* **What you will do**: Set down the full listing exactly as given. Any pictures are to be left out.

* **Recorded data**:

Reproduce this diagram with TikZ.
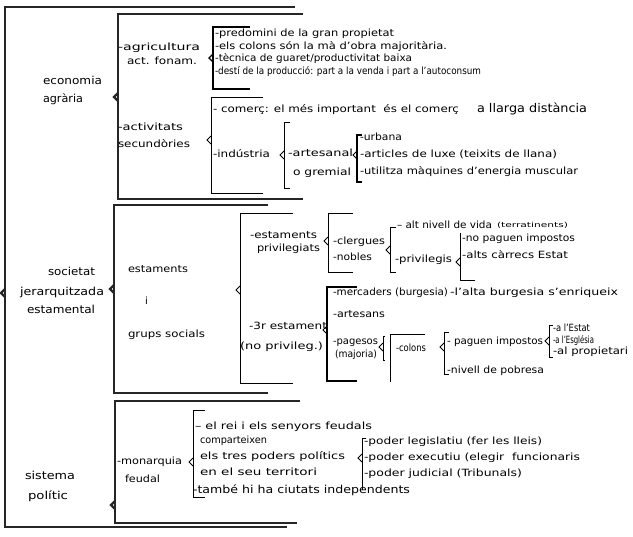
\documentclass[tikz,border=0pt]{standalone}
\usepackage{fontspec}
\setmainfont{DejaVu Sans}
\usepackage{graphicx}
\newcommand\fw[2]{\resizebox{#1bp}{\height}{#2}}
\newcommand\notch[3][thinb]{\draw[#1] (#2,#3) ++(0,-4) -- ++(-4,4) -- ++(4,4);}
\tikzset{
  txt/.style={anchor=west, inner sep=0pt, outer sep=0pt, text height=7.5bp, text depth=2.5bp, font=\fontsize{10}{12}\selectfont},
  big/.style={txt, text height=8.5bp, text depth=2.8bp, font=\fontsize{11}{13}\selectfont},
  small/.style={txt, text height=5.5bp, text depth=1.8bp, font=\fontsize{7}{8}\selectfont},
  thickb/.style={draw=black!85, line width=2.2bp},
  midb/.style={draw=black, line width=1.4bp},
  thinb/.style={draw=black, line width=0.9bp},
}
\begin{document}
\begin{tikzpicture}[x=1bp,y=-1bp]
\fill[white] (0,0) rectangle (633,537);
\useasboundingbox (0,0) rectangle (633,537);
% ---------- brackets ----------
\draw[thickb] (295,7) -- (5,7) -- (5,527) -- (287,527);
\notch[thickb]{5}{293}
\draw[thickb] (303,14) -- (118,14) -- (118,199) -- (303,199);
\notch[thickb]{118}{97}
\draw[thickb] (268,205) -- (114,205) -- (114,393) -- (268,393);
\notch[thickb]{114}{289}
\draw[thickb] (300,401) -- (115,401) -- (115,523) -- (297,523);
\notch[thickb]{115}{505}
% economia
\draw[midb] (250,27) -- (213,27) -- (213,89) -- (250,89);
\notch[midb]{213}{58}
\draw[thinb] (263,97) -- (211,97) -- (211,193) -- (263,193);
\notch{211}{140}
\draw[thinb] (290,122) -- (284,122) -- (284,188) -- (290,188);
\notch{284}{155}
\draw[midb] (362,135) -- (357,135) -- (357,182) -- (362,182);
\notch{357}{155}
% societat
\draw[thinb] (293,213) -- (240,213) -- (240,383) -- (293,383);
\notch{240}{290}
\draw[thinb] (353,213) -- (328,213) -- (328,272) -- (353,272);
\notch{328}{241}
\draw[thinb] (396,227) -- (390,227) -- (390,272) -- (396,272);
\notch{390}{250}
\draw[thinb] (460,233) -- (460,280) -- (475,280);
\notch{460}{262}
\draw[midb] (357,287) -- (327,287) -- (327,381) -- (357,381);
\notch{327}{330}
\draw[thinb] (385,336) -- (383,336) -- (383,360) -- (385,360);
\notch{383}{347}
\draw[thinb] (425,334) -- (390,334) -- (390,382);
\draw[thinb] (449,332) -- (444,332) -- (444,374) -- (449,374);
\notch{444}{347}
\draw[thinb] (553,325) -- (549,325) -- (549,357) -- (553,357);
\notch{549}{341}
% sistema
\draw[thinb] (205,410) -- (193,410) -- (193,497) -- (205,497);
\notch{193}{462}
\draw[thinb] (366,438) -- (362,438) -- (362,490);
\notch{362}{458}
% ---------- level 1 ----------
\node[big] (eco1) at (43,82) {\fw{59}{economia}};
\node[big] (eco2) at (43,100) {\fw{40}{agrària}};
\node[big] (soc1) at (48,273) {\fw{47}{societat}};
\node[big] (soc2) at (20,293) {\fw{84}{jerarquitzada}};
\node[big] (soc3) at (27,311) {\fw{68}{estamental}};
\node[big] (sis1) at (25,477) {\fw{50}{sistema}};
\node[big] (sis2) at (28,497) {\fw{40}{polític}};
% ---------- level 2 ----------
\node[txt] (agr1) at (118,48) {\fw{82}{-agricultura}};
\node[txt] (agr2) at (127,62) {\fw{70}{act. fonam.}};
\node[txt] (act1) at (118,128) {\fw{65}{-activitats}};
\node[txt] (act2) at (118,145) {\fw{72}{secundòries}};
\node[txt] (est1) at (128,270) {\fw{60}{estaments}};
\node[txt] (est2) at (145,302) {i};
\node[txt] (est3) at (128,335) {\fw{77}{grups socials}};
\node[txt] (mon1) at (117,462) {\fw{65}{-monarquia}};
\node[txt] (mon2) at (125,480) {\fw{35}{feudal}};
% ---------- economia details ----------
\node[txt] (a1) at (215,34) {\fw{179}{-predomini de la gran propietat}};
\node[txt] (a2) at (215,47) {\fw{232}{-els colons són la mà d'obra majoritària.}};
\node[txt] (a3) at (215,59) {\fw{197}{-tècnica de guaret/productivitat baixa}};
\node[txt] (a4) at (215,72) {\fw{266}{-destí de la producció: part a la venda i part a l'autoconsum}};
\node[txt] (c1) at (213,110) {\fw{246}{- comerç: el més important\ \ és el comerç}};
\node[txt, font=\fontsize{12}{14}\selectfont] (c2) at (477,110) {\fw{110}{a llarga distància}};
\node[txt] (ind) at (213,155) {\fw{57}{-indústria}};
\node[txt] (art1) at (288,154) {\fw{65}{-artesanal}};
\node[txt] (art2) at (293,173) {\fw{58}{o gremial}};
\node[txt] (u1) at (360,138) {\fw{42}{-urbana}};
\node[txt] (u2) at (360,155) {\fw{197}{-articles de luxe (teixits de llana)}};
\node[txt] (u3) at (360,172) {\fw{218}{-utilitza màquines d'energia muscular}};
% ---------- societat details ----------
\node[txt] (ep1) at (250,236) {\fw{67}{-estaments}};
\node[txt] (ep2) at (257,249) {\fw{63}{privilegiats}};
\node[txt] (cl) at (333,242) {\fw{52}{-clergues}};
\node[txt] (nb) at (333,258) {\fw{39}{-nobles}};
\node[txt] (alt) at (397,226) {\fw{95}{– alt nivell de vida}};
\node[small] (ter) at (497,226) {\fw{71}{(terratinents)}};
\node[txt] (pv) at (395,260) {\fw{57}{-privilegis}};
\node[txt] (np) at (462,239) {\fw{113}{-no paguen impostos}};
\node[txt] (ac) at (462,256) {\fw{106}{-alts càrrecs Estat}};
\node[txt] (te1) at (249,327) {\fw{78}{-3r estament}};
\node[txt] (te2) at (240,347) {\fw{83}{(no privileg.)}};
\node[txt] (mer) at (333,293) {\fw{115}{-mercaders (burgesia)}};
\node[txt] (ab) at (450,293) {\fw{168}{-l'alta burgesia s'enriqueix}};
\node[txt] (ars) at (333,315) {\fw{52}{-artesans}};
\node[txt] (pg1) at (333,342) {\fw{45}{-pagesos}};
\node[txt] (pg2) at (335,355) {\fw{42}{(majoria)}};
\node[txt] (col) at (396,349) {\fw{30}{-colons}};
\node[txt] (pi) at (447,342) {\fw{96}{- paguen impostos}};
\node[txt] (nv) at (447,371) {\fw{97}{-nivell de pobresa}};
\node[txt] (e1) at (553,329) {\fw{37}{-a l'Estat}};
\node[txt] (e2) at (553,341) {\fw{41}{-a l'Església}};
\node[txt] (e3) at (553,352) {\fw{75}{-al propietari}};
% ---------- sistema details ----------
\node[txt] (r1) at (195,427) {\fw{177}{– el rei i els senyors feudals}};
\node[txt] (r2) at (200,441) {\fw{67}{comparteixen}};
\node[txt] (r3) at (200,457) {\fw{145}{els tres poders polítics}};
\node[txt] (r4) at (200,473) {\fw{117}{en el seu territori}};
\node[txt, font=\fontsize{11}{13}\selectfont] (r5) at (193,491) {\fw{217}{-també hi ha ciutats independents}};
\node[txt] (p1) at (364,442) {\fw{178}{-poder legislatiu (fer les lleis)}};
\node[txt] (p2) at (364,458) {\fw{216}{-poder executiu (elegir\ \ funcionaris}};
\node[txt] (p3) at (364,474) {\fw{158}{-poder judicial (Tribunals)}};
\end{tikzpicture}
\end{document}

* **Exercise response**:
Reproduce this diagram with TikZ.
\documentclass[tikz,border=0pt]{standalone}
\usepackage{fontspec}
\setmainfont{DejaVu Sans}
\usepackage{graphicx}
\newcommand\fw[2]{\resizebox{#1bp}{\height}{#2}}
\newcommand\notch[3][thinb]{\draw[#1] (#2,#3) ++(0,-4) -- ++(-4,4) -- ++(4,4);}
\tikzset{
  txt/.style={anchor=west, inner sep=0pt, outer sep=0pt, text height=7.5bp, text depth=2.5bp, font=\fontsize{10}{12}\selectfont},
  big/.style={txt, text height=8.5bp, text depth=2.8bp, font=\fontsize{11}{13}\selectfont},
  small/.style={txt, text height=5.5bp, text depth=1.8bp, font=\fontsize{7}{8}\selectfont},
  thickb/.style={draw=black!85, line width=2.2bp},
  midb/.style={draw=black, line width=1.4bp},
  thinb/.style={draw=black, line width=0.9bp},
}
\begin{document}
\begin{tikzpicture}[x=1bp,y=-1bp]
\fill[white] (0,0) rectangle (633,537);
\useasboundingbox (0,0) rectangle (633,537);
% ---------- brackets ----------
\draw[thickb] (295,7) -- (5,7) -- (5,527) -- (287,527);
\notch[thickb]{5}{293}
\draw[thickb] (303,14) -- (118,14) -- (118,199) -- (303,199);
\notch[thickb]{118}{97}
\draw[thickb] (268,205) -- (114,205) -- (114,393) -- (268,393);
\notch[thickb]{114}{289}
\draw[thickb] (300,401) -- (115,401) -- (115,523) -- (297,523);
\notch[thickb]{115}{505}
% economia
\draw[midb] (250,27) -- (213,27) -- (213,89) -- (250,89);
\notch[midb]{213}{58}
\draw[thinb] (263,97) -- (211,97) -- (211,193) -- (263,193);
\notch{211}{140}
\draw[thinb] (290,122) -- (284,122) -- (284,188) -- (290,188);
\notch{284}{155}
\draw[midb] (362,135) -- (357,135) -- (357,182) -- (362,182);
\notch{357}{155}
% societat
\draw[thinb] (293,213) -- (240,213) -- (240,383) -- (293,383);
\notch{240}{290}
\draw[thinb] (353,213) -- (328,213) -- (328,272) -- (353,272);
\notch{328}{241}
\draw[thinb] (396,227) -- (390,227) -- (390,272) -- (396,272);
\notch{390}{250}
\draw[thinb] (460,233) -- (460,280) -- (475,280);
\notch{460}{262}
\draw[midb] (357,287) -- (327,287) -- (327,381) -- (357,381);
\notch{327}{330}
\draw[thinb] (385,336) -- (383,336) -- (383,360) -- (385,360);
\notch{383}{347}
\draw[thinb] (425,334) -- (390,334) -- (390,382);
\draw[thinb] (449,332) -- (444,332) -- (444,374) -- (449,374);
\notch{444}{347}
\draw[thinb] (553,325) -- (549,325) -- (549,357) -- (553,357);
\notch{549}{341}
% sistema
\draw[thinb] (205,410) -- (193,410) -- (193,497) -- (205,497);
\notch{193}{462}
\draw[thinb] (366,438) -- (362,438) -- (362,490);
\notch{362}{458}
% ---------- level 1 ----------
\node[big] (eco1) at (43,82) {\fw{59}{economia}};
\node[big] (eco2) at (43,100) {\fw{40}{agrària}};
\node[big] (soc1) at (48,273) {\fw{47}{societat}};
\node[big] (soc2) at (20,293) {\fw{84}{jerarquitzada}};
\node[big] (soc3) at (27,311) {\fw{68}{estamental}};
\node[big] (sis1) at (25,477) {\fw{50}{sistema}};
\node[big] (sis2) at (28,497) {\fw{40}{polític}};
% ---------- level 2 ----------
\node[txt] (agr1) at (118,48) {\fw{82}{-agricultura}};
\node[txt] (agr2) at (127,62) {\fw{70}{act. fonam.}};
\node[txt] (act1) at (118,128) {\fw{65}{-activitats}};
\node[txt] (act2) at (118,145) {\fw{72}{secundòries}};
\node[txt] (est1) at (128,270) {\fw{60}{estaments}};
\node[txt] (est2) at (145,302) {i};
\node[txt] (est3) at (128,335) {\fw{77}{grups socials}};
\node[txt] (mon1) at (117,462) {\fw{65}{-monarquia}};
\node[txt] (mon2) at (125,480) {\fw{35}{feudal}};
% ---------- economia details ----------
\node[txt] (a1) at (215,34) {\fw{179}{-predomini de la gran propietat}};
\node[txt] (a2) at (215,47) {\fw{232}{-els colons són la mà d'obra majoritària.}};
\node[txt] (a3) at (215,59) {\fw{197}{-tècnica de guaret/productivitat baixa}};
\node[txt] (a4) at (215,72) {\fw{266}{-destí de la producció: part a la venda i part a l'autoconsum}};
\node[txt] (c1) at (213,110) {\fw{246}{- comerç: el més important\ \ és el comerç}};
\node[txt, font=\fontsize{12}{14}\selectfont] (c2) at (477,110) {\fw{110}{a llarga distància}};
\node[txt] (ind) at (213,155) {\fw{57}{-indústria}};
\node[txt] (art1) at (288,154) {\fw{65}{-artesanal}};
\node[txt] (art2) at (293,173) {\fw{58}{o gremial}};
\node[txt] (u1) at (360,138) {\fw{42}{-urbana}};
\node[txt] (u2) at (360,155) {\fw{197}{-articles de luxe (teixits de llana)}};
\node[txt] (u3) at (360,172) {\fw{218}{-utilitza màquines d'energia muscular}};
% ---------- societat details ----------
\node[txt] (ep1) at (250,236) {\fw{67}{-estaments}};
\node[txt] (ep2) at (257,249) {\fw{63}{privilegiats}};
\node[txt] (cl) at (333,242) {\fw{52}{-clergues}};
\node[txt] (nb) at (333,258) {\fw{39}{-nobles}};
\node[txt] (alt) at (397,226) {\fw{95}{– alt nivell de vida}};
\node[small] (ter) at (497,226) {\fw{71}{(terratinents)}};
\node[txt] (pv) at (395,260) {\fw{57}{-privilegis}};
\node[txt] (np) at (462,239) {\fw{113}{-no paguen impostos}};
\node[txt] (ac) at (462,256) {\fw{106}{-alts càrrecs Estat}};
\node[txt] (te1) at (249,327) {\fw{78}{-3r estament}};
\node[txt] (te2) at (240,347) {\fw{83}{(no privileg.)}};
\node[txt] (mer) at (333,293) {\fw{115}{-mercaders (burgesia)}};
\node[txt] (ab) at (450,293) {\fw{168}{-l'alta burgesia s'enriqueix}};
\node[txt] (ars) at (333,315) {\fw{52}{-artesans}};
\node[txt] (pg1) at (333,342) {\fw{45}{-pagesos}};
\node[txt] (pg2) at (335,355) {\fw{42}{(majoria)}};
\node[txt] (col) at (396,349) {\fw{30}{-colons}};
\node[txt] (pi) at (447,342) {\fw{96}{- paguen impostos}};
\node[txt] (nv) at (447,371) {\fw{97}{-nivell de pobresa}};
\node[txt] (e1) at (553,329) {\fw{37}{-a l'Estat}};
\node[txt] (e2) at (553,341) {\fw{41}{-a l'Església}};
\node[txt] (e3) at (553,352) {\fw{75}{-al propietari}};
% ---------- sistema details ----------
\node[txt] (r1) at (195,427) {\fw{177}{– el rei i els senyors feudals}};
\node[txt] (r2) at (200,441) {\fw{67}{comparteixen}};
\node[txt] (r3) at (200,457) {\fw{145}{els tres poders polítics}};
\node[txt] (r4) at (200,473) {\fw{117}{en el seu territori}};
\node[txt, font=\fontsize{11}{13}\selectfont] (r5) at (193,491) {\fw{217}{-també hi ha ciutats independents}};
\node[txt] (p1) at (364,442) {\fw{178}{-poder legislatiu (fer les lleis)}};
\node[txt] (p2) at (364,458) {\fw{216}{-poder executiu (elegir\ \ funcionaris}};
\node[txt] (p3) at (364,474) {\fw{158}{-poder judicial (Tribunals)}};
\end{tikzpicture}
\end{document}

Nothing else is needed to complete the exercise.